SUPPLIED MATERIAL:
++++++++++++++++++++
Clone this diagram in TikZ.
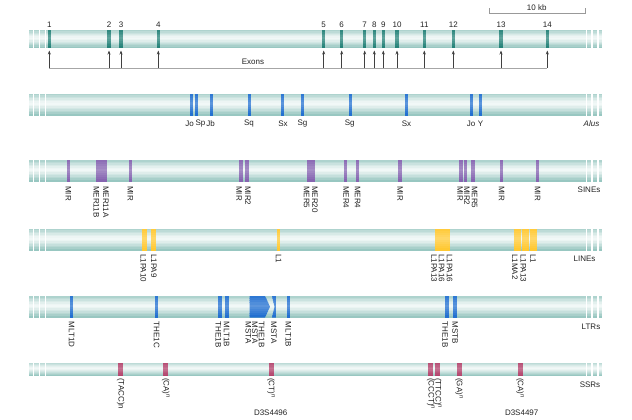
\documentclass[tikz,border=0pt]{standalone}
\usepackage{fontspec}
\setmainfont{Liberation Sans}
\usetikzlibrary{arrows.meta}
\definecolor{barEdge}{HTML}{8FC2BB}
\definecolor{exonC}{HTML}{1F7F75}
\definecolor{aluC}{HTML}{1C6CCF}
\definecolor{sineC}{HTML}{8260AE}
\definecolor{lineC}{HTML}{FFC72C}
\definecolor{ssrC}{HTML}{B03E68}
\definecolor{txt}{HTML}{222222}
% horizontal gradient band of the chromosome bar
\newcommand\barband[4]{%
  \foreach \k in {0,...,13}{%
    \pgfmathsetmacro\ya{#3+(#4-#3)*\k/14}%
    \pgfmathsetmacro\yb{min(#4,#3+(#4-#3)*(\k+1)/14+0.35)}%
    \pgfmathsetmacro\u{abs((\k+0.5)/14-0.45)/0.55}%
    \pgfmathsetmacro\p{int(12+88*\u^1.3)}%
    \fill[barEdge!\p!white] (#1,\ya) rectangle (#2,\yb);}%
}
\newcommand\chrbar[2]{%
  \barband{45.7}{586}{#1}{#2}%
  \foreach \a/\b in {29/33.3,34.3/39,40/44.7,587/591,592.7/596.7,598.7/602}{%
    \barband{\a}{\b}{#1}{#2}}%
}
% coloured element stripe, slightly lighter in the middle
\newcommand\stripe[5]{%
  \foreach \k in {0,...,9}{%
    \pgfmathsetmacro\ya{#4+(#5-#4)*\k/10}%
    \pgfmathsetmacro\yb{min(#5,#4+(#5-#4)*(\k+1)/10+0.35)}%
    \pgfmathsetmacro\u{abs((\k+0.5)/10-0.45)/0.55}%
    \pgfmathsetmacro\p{int(72+28*\u)}%
    \fill[#1!\p!white] (#2,\ya) rectangle (#3,\yb);}%
}
\begin{document}
\begin{tikzpicture}[x=1pt,y=-1pt,
  lab/.style={rotate=-90, anchor=west, inner sep=0pt, font=\fontsize{8}{9}\selectfont, text=txt},
  num/.style={inner sep=0pt, font=\fontsize{8}{9}\selectfont, text=txt},
  rowlab/.style={inner sep=0pt, font=\fontsize{8}{9}\selectfont, text=txt},
  arr/.style={draw=black!75, line width=0.6pt, -{Stealth[length=4pt,width=3pt]}},
  scale line/.style={draw=black!40, line width=0.6pt}]
\useasboundingbox (0,0) rectangle (632,420);

% ---------- exons ----------
\chrbar{30}{48}
\foreach \n/\x in {1/49.3,2/109,3/121,4/158.3,5/323.7,6/341.7,7/364.7,8/374.3,9/383.3,10/397,11/424.3,12/453.3,13/501,14/547.3}{%
  \stripe{exonC}{\x-1.6}{\x+1.6}{30}{48}
  \node[num] (n\n) at (\x,25) {\n};
  \coordinate (eb\n) at (\x,50.5);
  \coordinate (ea\n) at (\x,68);
  \draw[arr] (ea\n) -- (eb\n);
}
\draw[draw=black!35, line width=0.8pt] (ea1) -- (ea14);
\node[rowlab] (exlab) at (253,62) {Exons};

% scale bar
\coordinate (sbl) at (489,13.3);
\coordinate (sbr) at (585.5,13.3);
\coordinate (sbl2) at (489,8.3);
\coordinate (sbr2) at (585.5,8.3);
\draw[scale line] (sbl2) -- (sbl) -- (sbr) -- (sbr2);
\node[num] (kb) at (536.7,7.3) {10 kb};

% ---------- Alus ----------
\chrbar{93.5}{115.5}
\foreach \a/\b in {190/193,194.5/197.5,209.8/212.8,247.5/250.5,281.2/284.2,300.8/303.8,348.5/351.5,405.2/408.2,470.2/473.2,478.5/481.5}{%
  \stripe{aluC}{\a}{\b}{93.5}{115.5}}
\foreach \x/\t [count=\i] in {189.5/Jo,200.5/Sp,210.7/Jb,249/Sq,283/Sx,302.5/Sg,349.8/Sg,406.5/Sx,471/Jo,480.5/Y}{%
  \node[num] (alu\i) at (\x,123.3) {\t};}
\node[rowlab] (alus) at (591.5,123.3) {\itshape Alus};

% ---------- SINEs ----------
\chrbar{160}{181.5}
\foreach \a/\b in {66.8/69.8,95.7/101.7,102.3/107.3,128.6/132,239.3/243.3,245/249,306.7/310.6,311/315,344.2/347.2,355.8/358.8,398.3/401.7,459.3/463.3,464/467.3,471.3/475,500/503.4,536/539.4}{%
  \stripe{sineC}{\a}{\b}{160}{181.5}}
\foreach \x/\t [count=\i] in {68.5/MIR,96.5/MER11B,106/MER11A,130.5/MIR,239/MIR,248/MIR2,306.5/MER5,315/MER20,346/MER4,357.5/MER4,400/MIR,460/MIR,467/MIR2,474.5/MER5,501.5/MIR,537.5/MIR}{%
  \node[lab] (sine\i) at (\x,186) {\t};}
\node[rowlab] (sines) at (589,190) {SINEs};

% ---------- LINEs ----------
\chrbar{228.5}{250.5}
\foreach \a/\b in {141.7/146.7,151/156,277.3/280,435/439.8,440.2/445,445.4/450,514/521,521.5/529,529.5/536.7}{%
  \stripe{lineC}{\a}{\b}{228.5}{250.5}}
\foreach \x/\t [count=\i] in {143.3/L1PA10,154/L1PA9,278.7/L1,434/L1PA13,441.7/L1PA16,449.5/L1PA16,515/L1MA2,523.3/L1PA13,533/L1}{%
  \node[lab] (line\i) at (\x,254) {\t};}
\node[rowlab] (lines) at (584.5,259) {LINEs};

% ---------- LTRs ----------
\chrbar{296}{317.5}
\foreach \a/\b in {70.2/73.2,155.2/158.2,218.3/222.3,225/228.5,287/290,445/448.5,453.2/456.7}{%
  \stripe{aluC}{\a}{\b}{296}{317.5}}
\begin{scope}
  \clip (249.5,296) -- (265,296) -- (270,306.7) -- (265,317.5) -- (249.5,317.5) -- cycle;
  \stripe{aluC}{249}{271}{296}{317.5}
\end{scope}
\begin{scope}
  \clip (272,296) -- (276.5,296) -- (276.5,317.5) -- (272,317.5) -- (274.5,306.7) -- cycle;
  \stripe{aluC}{271.5}{277}{296}{317.5}
\end{scope}
\foreach \x/\t [count=\i] in {71.7/MLT1D,156.7/THE1C,218.3/THE1B,226.7/MLT1B,248.3/MSTA,255/MSTA,261.7/THE1B,274/MSTA,288.3/MLT1B,445/THE1B,455/MSTB}{%
  \node[lab] (ltr\i) at (\x,321.7) {\t};}
\node[rowlab] (ltrs) at (591,327) {LTRs};

% ---------- SSRs ----------
\chrbar{362.5}{376}
\foreach \a/\b in {118.3/123.3,163.3/168.3,269/274,428.3/433.3,435/440,456.7/461.7,517.7/522.7}{%
  \stripe{ssrC}{\a}{\b}{362.5}{376}}
\foreach \x/\t [count=\i] in {120.7/{(TACC)n},165.7/{(CA)\textsuperscript{n}},271/{(CT)\textsuperscript{n}},430.7/{(CCCT)\textsuperscript{n}},437.7/{(TTCC)\textsuperscript{n}},459/{(GA)\textsuperscript{n}},520/{(CA)\textsuperscript{n}}}{%
  \node[lab] (ssr\i) at (\x,378) {\t};}
\node[num] (d96) at (270.7,412.5) {D3S4496};
\node[num] (d97) at (521.7,412.5) {D3S4497};
\node[rowlab] (ssrs) at (590,384.5) {SSRs};
\end{tikzpicture}
\end{document}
++++++++++++++++++++
WHAT TO WORK ON:
Except for the pictures, reproduce every line exactly.

COMPLETE ANSWER:
Clone this diagram in TikZ.
\documentclass[tikz,border=0pt]{standalone}
\usepackage{fontspec}
\setmainfont{Liberation Sans}
\usetikzlibrary{arrows.meta}
\definecolor{barEdge}{HTML}{8FC2BB}
\definecolor{exonC}{HTML}{1F7F75}
\definecolor{aluC}{HTML}{1C6CCF}
\definecolor{sineC}{HTML}{8260AE}
\definecolor{lineC}{HTML}{FFC72C}
\definecolor{ssrC}{HTML}{B03E68}
\definecolor{txt}{HTML}{222222}
% horizontal gradient band of the chromosome bar
\newcommand\barband[4]{%
  \foreach \k in {0,...,13}{%
    \pgfmathsetmacro\ya{#3+(#4-#3)*\k/14}%
    \pgfmathsetmacro\yb{min(#4,#3+(#4-#3)*(\k+1)/14+0.35)}%
    \pgfmathsetmacro\u{abs((\k+0.5)/14-0.45)/0.55}%
    \pgfmathsetmacro\p{int(12+88*\u^1.3)}%
    \fill[barEdge!\p!white] (#1,\ya) rectangle (#2,\yb);}%
}
\newcommand\chrbar[2]{%
  \barband{45.7}{586}{#1}{#2}%
  \foreach \a/\b in {29/33.3,34.3/39,40/44.7,587/591,592.7/596.7,598.7/602}{%
    \barband{\a}{\b}{#1}{#2}}%
}
% coloured element stripe, slightly lighter in the middle
\newcommand\stripe[5]{%
  \foreach \k in {0,...,9}{%
    \pgfmathsetmacro\ya{#4+(#5-#4)*\k/10}%
    \pgfmathsetmacro\yb{min(#5,#4+(#5-#4)*(\k+1)/10+0.35)}%
    \pgfmathsetmacro\u{abs((\k+0.5)/10-0.45)/0.55}%
    \pgfmathsetmacro\p{int(72+28*\u)}%
    \fill[#1!\p!white] (#2,\ya) rectangle (#3,\yb);}%
}
\begin{document}
\begin{tikzpicture}[x=1pt,y=-1pt,
  lab/.style={rotate=-90, anchor=west, inner sep=0pt, font=\fontsize{8}{9}\selectfont, text=txt},
  num/.style={inner sep=0pt, font=\fontsize{8}{9}\selectfont, text=txt},
  rowlab/.style={inner sep=0pt, font=\fontsize{8}{9}\selectfont, text=txt},
  arr/.style={draw=black!75, line width=0.6pt, -{Stealth[length=4pt,width=3pt]}},
  scale line/.style={draw=black!40, line width=0.6pt}]
\useasboundingbox (0,0) rectangle (632,420);

% ---------- exons ----------
\chrbar{30}{48}
\foreach \n/\x in {1/49.3,2/109,3/121,4/158.3,5/323.7,6/341.7,7/364.7,8/374.3,9/383.3,10/397,11/424.3,12/453.3,13/501,14/547.3}{%
  \stripe{exonC}{\x-1.6}{\x+1.6}{30}{48}
  \node[num] (n\n) at (\x,25) {\n};
  \coordinate (eb\n) at (\x,50.5);
  \coordinate (ea\n) at (\x,68);
  \draw[arr] (ea\n) -- (eb\n);
}
\draw[draw=black!35, line width=0.8pt] (ea1) -- (ea14);
\node[rowlab] (exlab) at (253,62) {Exons};

% scale bar
\coordinate (sbl) at (489,13.3);
\coordinate (sbr) at (585.5,13.3);
\coordinate (sbl2) at (489,8.3);
\coordinate (sbr2) at (585.5,8.3);
\draw[scale line] (sbl2) -- (sbl) -- (sbr) -- (sbr2);
\node[num] (kb) at (536.7,7.3) {10 kb};

% ---------- Alus ----------
\chrbar{93.5}{115.5}
\foreach \a/\b in {190/193,194.5/197.5,209.8/212.8,247.5/250.5,281.2/284.2,300.8/303.8,348.5/351.5,405.2/408.2,470.2/473.2,478.5/481.5}{%
  \stripe{aluC}{\a}{\b}{93.5}{115.5}}
\foreach \x/\t [count=\i] in {189.5/Jo,200.5/Sp,210.7/Jb,249/Sq,283/Sx,302.5/Sg,349.8/Sg,406.5/Sx,471/Jo,480.5/Y}{%
  \node[num] (alu\i) at (\x,123.3) {\t};}
\node[rowlab] (alus) at (591.5,123.3) {\itshape Alus};

% ---------- SINEs ----------
\chrbar{160}{181.5}
\foreach \a/\b in {66.8/69.8,95.7/101.7,102.3/107.3,128.6/132,239.3/243.3,245/249,306.7/310.6,311/315,344.2/347.2,355.8/358.8,398.3/401.7,459.3/463.3,464/467.3,471.3/475,500/503.4,536/539.4}{%
  \stripe{sineC}{\a}{\b}{160}{181.5}}
\foreach \x/\t [count=\i] in {68.5/MIR,96.5/MER11B,106/MER11A,130.5/MIR,239/MIR,248/MIR2,306.5/MER5,315/MER20,346/MER4,357.5/MER4,400/MIR,460/MIR,467/MIR2,474.5/MER5,501.5/MIR,537.5/MIR}{%
  \node[lab] (sine\i) at (\x,186) {\t};}
\node[rowlab] (sines) at (589,190) {SINEs};

% ---------- LINEs ----------
\chrbar{228.5}{250.5}
\foreach \a/\b in {141.7/146.7,151/156,277.3/280,435/439.8,440.2/445,445.4/450,514/521,521.5/529,529.5/536.7}{%
  \stripe{lineC}{\a}{\b}{228.5}{250.5}}
\foreach \x/\t [count=\i] in {143.3/L1PA10,154/L1PA9,278.7/L1,434/L1PA13,441.7/L1PA16,449.5/L1PA16,515/L1MA2,523.3/L1PA13,533/L1}{%
  \node[lab] (line\i) at (\x,254) {\t};}
\node[rowlab] (lines) at (584.5,259) {LINEs};

% ---------- LTRs ----------
\chrbar{296}{317.5}
\foreach \a/\b in {70.2/73.2,155.2/158.2,218.3/222.3,225/228.5,287/290,445/448.5,453.2/456.7}{%
  \stripe{aluC}{\a}{\b}{296}{317.5}}
\begin{scope}
  \clip (249.5,296) -- (265,296) -- (270,306.7) -- (265,317.5) -- (249.5,317.5) -- cycle;
  \stripe{aluC}{249}{271}{296}{317.5}
\end{scope}
\begin{scope}
  \clip (272,296) -- (276.5,296) -- (276.5,317.5) -- (272,317.5) -- (274.5,306.7) -- cycle;
  \stripe{aluC}{271.5}{277}{296}{317.5}
\end{scope}
\foreach \x/\t [count=\i] in {71.7/MLT1D,156.7/THE1C,218.3/THE1B,226.7/MLT1B,248.3/MSTA,255/MSTA,261.7/THE1B,274/MSTA,288.3/MLT1B,445/THE1B,455/MSTB}{%
  \node[lab] (ltr\i) at (\x,321.7) {\t};}
\node[rowlab] (ltrs) at (591,327) {LTRs};

% ---------- SSRs ----------
\chrbar{362.5}{376}
\foreach \a/\b in {118.3/123.3,163.3/168.3,269/274,428.3/433.3,435/440,456.7/461.7,517.7/522.7}{%
  \stripe{ssrC}{\a}{\b}{362.5}{376}}
\foreach \x/\t [count=\i] in {120.7/{(TACC)n},165.7/{(CA)\textsuperscript{n}},271/{(CT)\textsuperscript{n}},430.7/{(CCCT)\textsuperscript{n}},437.7/{(TTCC)\textsuperscript{n}},459/{(GA)\textsuperscript{n}},520/{(CA)\textsuperscript{n}}}{%
  \node[lab] (ssr\i) at (\x,378) {\t};}
\node[num] (d96) at (270.7,412.5) {D3S4496};
\node[num] (d97) at (521.7,412.5) {D3S4497};
\node[rowlab] (ssrs) at (590,384.5) {SSRs};
\end{tikzpicture}
\end{document}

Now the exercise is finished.